The name of Rossini was not mentioned by accident. Bel canto is probably the style in which the audience more eagerly expects singers to be adventurous with what they bring to the score. I have to confess that – nonsensical as it sounds – I just want everybody to sing Donizetti’s Com’è bello from Lucrezia Borgia exactly like Montserrat Caballé. I know some of these notes are hers and not Donizetti’s, but they just feel right. Let’s not forget the cadenza with flute probably written by Mathilde Marchesi in the mad scene from Lucia di Lammermoor for her student Nelly Melba. Anyone who hears the opera for the first time will mention the cadenza in their recollection of the performance. The remarkable feat of the cadenza is that it more than fits the scene; it makes it an experience as extraordinary as the events onstage. At this point, Lucia is lost in her own world. And the flute (originally the glass harmonica) materializes for the audience the “dolce suono” of Edgardo’s voice. When she engages in wordless conversation with the flute, it seems we no longer understand her. She and the imaginary Edgardo are alone there. And the fact that her voice gradually sounds more and more like an instrument than a human voice makes the point extremely clear to the audience. This is a compelling musical description of mental delusion. It is also an example of the thesis that the creation of a work of art has little to do with what it is in itself. Conceived as a technical exhibition, these pages are musically and dramatically more effective than, for instance, Lucia’s beautiful entrance aria, in which the sighting of a ghost is depicted by a sequence of trills and clichéd harmony. So, yes, I feel cheated when the cadenza is not performed.
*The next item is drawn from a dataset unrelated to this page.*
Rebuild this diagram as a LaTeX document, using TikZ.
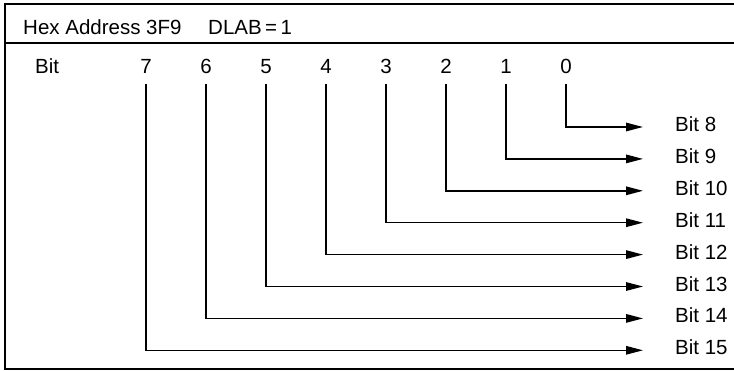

Romantic composers open a new chapter in this discussion. The amount of freedom for singers is restricted in comparison, but Verdi operas require some consideration. There is an interview with Eva Marton in which she says she might shock some people, but the truth is that Verdi did not really understand voices. Marton is hardly a model of Verdian singing, but I do get what she meant. I wouldn’t say he did not understand voices, but his writing can be extremely awkward at moments. For instance, the cadenza in Arrigo, ah, parli a un core from I Vespri Siciliani. It is so absurd, not to say downright weird that he even wrote an ossia. Sometimes, when one plays the vocal part in the piano and then listen to a singer perform the same passage in, say, La Traviata, one would have the impression that the singer – even the best ones – are rather approximate about the notes on the score. Verdi once said that he wrote a pppp marking for the tenor to make him sing at least a piano. That makes me think that some of the extreme passages were meant rather as a hint than as a blueprint. So, yes, if you had a computer program transcribing the notes sung by the soprano in the role of Violetta Valery, it would be something not quite like the Ricordi edition. But that’s ok – I guess that’s exactly what Verdi expected, as much as Chopin when he wrote 17 or more notes for one beat – you just have to make it happen. Somehow.
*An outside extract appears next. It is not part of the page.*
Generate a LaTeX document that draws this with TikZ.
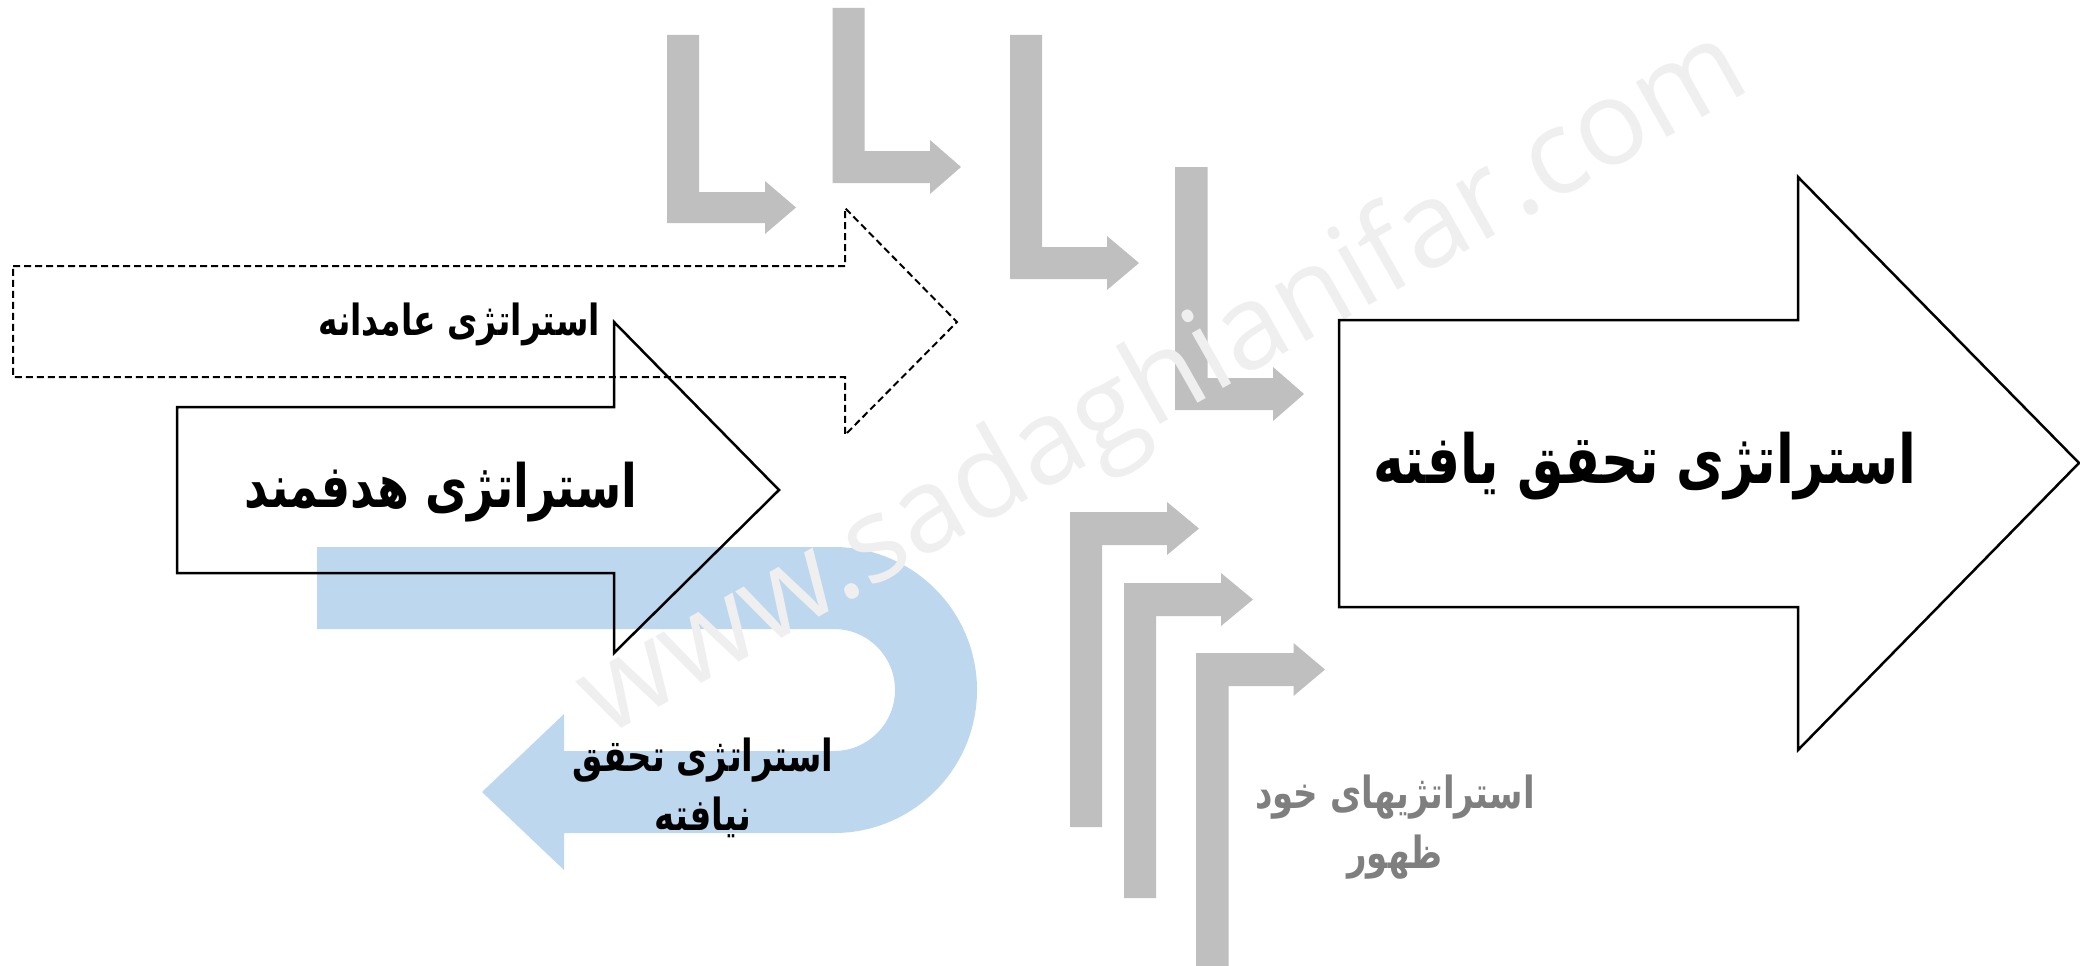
\documentclass[tikz,border=0pt]{standalone}
\usepackage{fontspec}
\newfontfamily\fa[Script=Arabic]{DejaVu Sans}
\newfontfamily\wmfont{Open Sans}
\TeXXeTstate=1
\definecolor{arrgray}{HTML}{BFBFBF}
\definecolor{ublue}{HTML}{BDD7EE}
\definecolor{wmgray}{HTML}{EFEFEF}
\definecolor{txtgray}{HTML}{7F7F7F}
\newcommand{\faline}[1]{\scalebox{1}[1.3]{\beginR #1\endR}}
\tikzset{
  grayarrow/.style={fill=arrgray, draw=none},
  bluearrow/.style={fill=ublue, draw=none},
  outl/.style={draw=black, line width=2.5pt, line join=miter},
  dashoutl/.style={draw=black, line width=2pt, dash pattern=on 7pt off 4pt, line join=miter},
  lbl/.style={text=black, inner sep=0pt, align=center},
  wmstyle/.style={text=wmgray, inner sep=0pt, font=\wmfont\fontsize{118}{140}\selectfont},
}
\begin{document}
\begin{tikzpicture}[x=1pt,y=-1pt]
\useasboundingbox (0,0) rectangle (2080,966);
% top gray L arrows
\fill[grayarrow] (667,35) -- (699,35) -- (699,192) -- (765,192) -- (765,181) -- (796,207.5) -- (765,234) -- (765,223) -- (667,223) -- cycle;
\fill[grayarrow] (832.5,8) -- (864.5,8) -- (864.5,151) -- (930,151) -- (930,140) -- (961,167) -- (930,194) -- (930,183) -- (832.5,183) -- cycle;
\fill[grayarrow] (1010,35) -- (1042,35) -- (1042,247) -- (1107,247) -- (1107,236) -- (1139,263) -- (1107,290) -- (1107,279) -- (1010,279) -- cycle;
\fill[grayarrow] (1175,167) -- (1207.5,167) -- (1207.5,378) -- (1273,378) -- (1273,367) -- (1304,394) -- (1273,421) -- (1273,410) -- (1175,410) -- cycle;
% bottom gray arrows
\fill[grayarrow] (1070,827) -- (1070,512) -- (1167,512) -- (1167,502) -- (1199,528.5) -- (1167,555) -- (1167,545) -- (1102,545) -- (1102,827) -- cycle;
\fill[grayarrow] (1124,898) -- (1124,583) -- (1221,583) -- (1221,573) -- (1253,599.5) -- (1221,626) -- (1221,616) -- (1156,616) -- (1156,898) -- cycle;
\fill[grayarrow] (1196,970) -- (1196,653) -- (1293.5,653) -- (1293.5,643) -- (1325,669.5) -- (1293.5,696) -- (1293.5,686) -- (1228.5,686) -- (1228.5,970) -- cycle;
% blue U-turn arrow
\fill[bluearrow] (317,547) -- (834,547) arc[start angle=-90, end angle=90, radius=143]
  -- (564,833) -- (564,870) -- (482,792) -- (564,714) -- (564,751) -- (834,751)
  arc[start angle=90, end angle=-90, radius=61] -- (317,629) -- cycle;
% watermark
\node[wmstyle, rotate=29.5, anchor=base] (wm) at (1180,413) {www.sadaghianifar.com};
% outlined arrows
\draw[dashoutl] (13,266) -- (845,266) -- (845,208) -- (957,322) -- (845,435) -- (845,377) -- (13,377) -- cycle;
\draw[outl] (177,407) -- (614,407) -- (614,322) -- (779,490) -- (614,653) -- (614,573) -- (177,573) -- cycle;
\draw[outl] (1339,320) -- (1798,320) -- (1798,177) -- (2079,463) -- (1798,750) -- (1798,607) -- (1339,607) -- cycle;
% labels
\node[lbl, font=\fa\bfseries\fontsize{33}{40}\selectfont] (t1) at (459,324) {\faline{استراتژی عامدانه}};
\node[lbl, font=\fa\bfseries\fontsize{46}{56}\selectfont] (t2) at (441,492) {\faline{استراتژی هدفمند}};
\node[lbl, font=\fa\bfseries\fontsize{52}{64}\selectfont] (t3) at (1645,466) {\faline{استراتژی تحقق یافته}};
\node[lbl, font=\fa\bfseries\fontsize{34}{59}\selectfont] (t4) at (703,788) {\faline{استراتژی تحقق}\\\faline{نیافته}};
\node[lbl, text=txtgray, font=\fa\bfseries\fontsize{34}{60}\selectfont] (t5) at (1395,827) {\faline{استراتژیهای خود}\\\faline{ظهور}};
\end{tikzpicture}
\end{document}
But that takes us to interpolated notes. Riccardo Muti was often abused in message boards and online chats (and even by reviewers) because he would “straitjacket” his singers and prevent them from singing those exciting big high notes not written on the score. For instance, the high c in the end of Di quella Pira. As much as anyone else, I find it exciting when Franco Corelli or Franco Bonisolli would blast a megapowerful and neverending high c there. I am sure Verdi would agree with me. But the fact is – they were able to do that. What one usually hears live in the theater, however, is quite different: the aria is transposed down one whole tone (making the sound picture less bright to start with) in order to help the tenor sing one note that – again – was never written by the composer. More than that: the tenor usually doesn’t sing the bars before that to save steam for the gran finale, and the audience is left alone with a very dull chorus. One very exciting Verdian trick is having a big voice soar above the chorus in moments like that. You know, there is the full orchestra, the whole chorus but you still get the soprano or the tenor above all that. But instead, what you get is is this emptiness. Everybody waiting for the tenor to hold to dear life in a high b flat that, for some reason, never really is the best high b flat in the world.
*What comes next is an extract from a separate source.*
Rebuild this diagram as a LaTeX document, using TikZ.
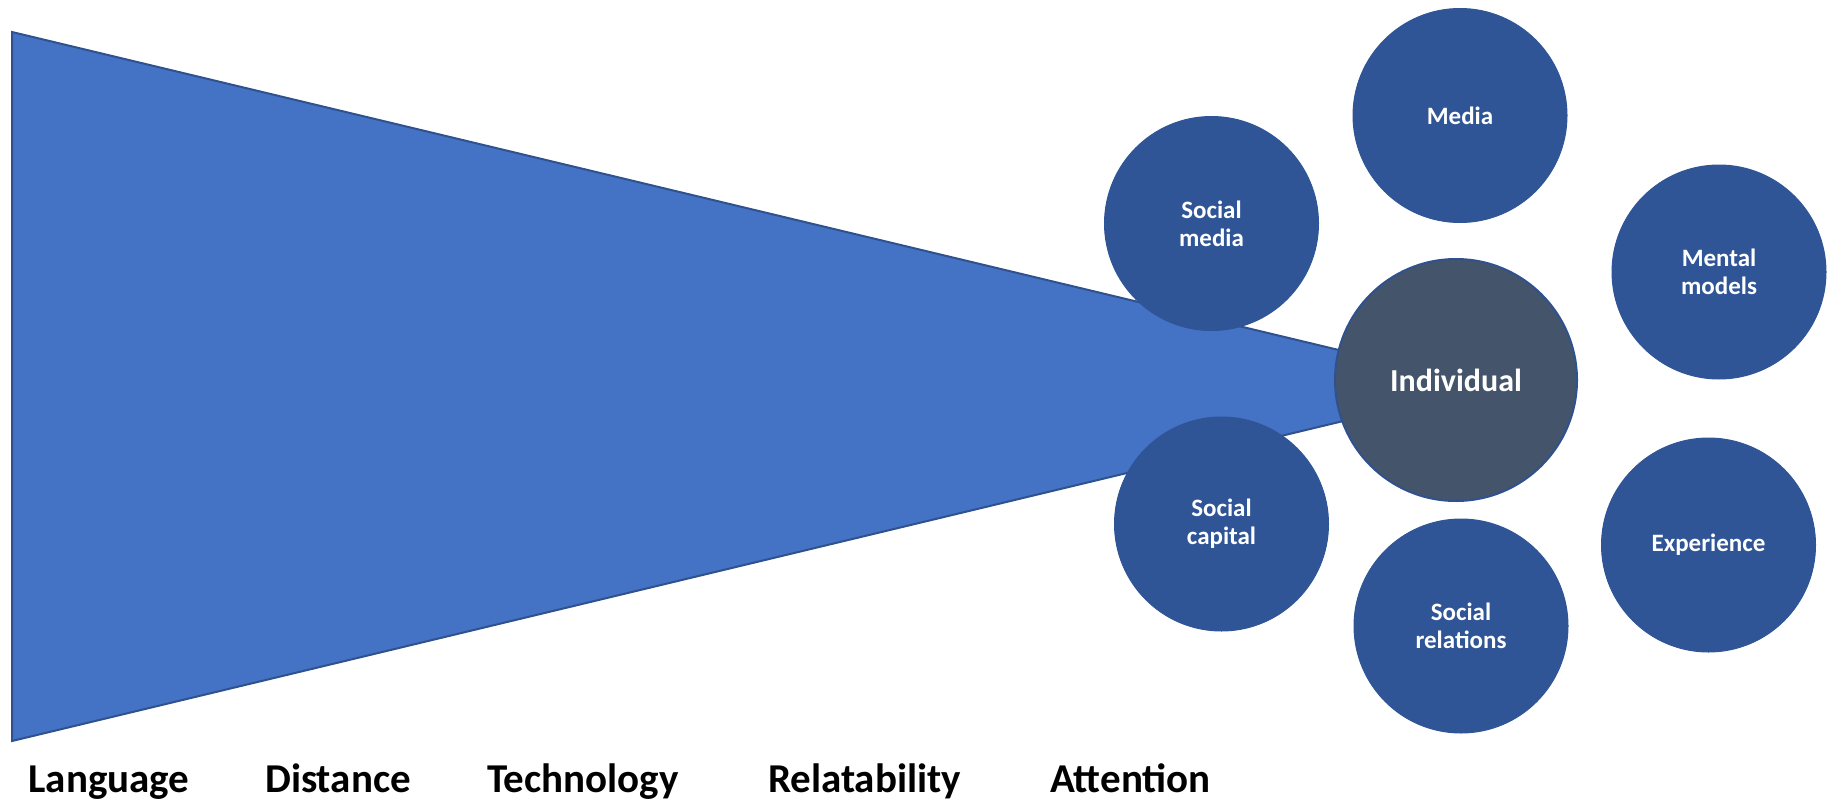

It is curious how some unwritten notes become part of the work. For instance, the glissando in Brünnhilde’s ho-jo-to-ho’s in Wagner’s Die Walküre. As written, there is only a slur above the lower and the upper notes in the interval. That means that Wagner intended that you heard the second note as an echo of the first one: ho-jo-to-HOo. Easier said than done: those are octave leaps to high b and high c. I would bet that the first soprano who did the glissando was just looking for a way to sing the higher note without hitting it to hard (because of the echo effect) and a discrete portamento (as a Verdi soprano would do in a moment like that) is a good method. The portamento soon became a glissando (it offers the extra advantage of shortening the time you actually stay on the high note). A friend would say that only Birgit Nilsson does it right. Well, she blasts ear-splitting high b’s and high c’s there. So, exciting as it is, not exactly what the slur seems to suggest. Many little unwritten notes or altered phrasing are actually like cards in sleeve passed down from generation to generation. A young singer is racking his brain (and vocal cords) while trying to get around an impossible passage – when his voice teacher or coach gives him or her that look before the explanation that “nobody sings that as written”. One example: the final page of Ferrando’s Ah, lo vegg’io from Mozart’s Così fan tutte. The composer expected tenors to have an unending supply of breath to deal with those serpentine phrases with all those high b’s in the end. As written, there is no Luftpause in “la crudel mi condanna a morir“, because you have one note for the last “a” in “condanna” and for the preposition “a”. So it is written a bit longer to accommodate both vowels ( -nnaA). You’ll never hear it like that. Every tenor sings: “la crudel mi condanna: morir!”, because that way you can find AIR to sing the high note. Phenomena like that explain lots of missing words like “e” or the inclusions of “ah” or “sì”. When asked on tweeter why she made an unwritten pause in a phrase of Turandot, Anna Netrebko answered “I just need to f**** breathe there”.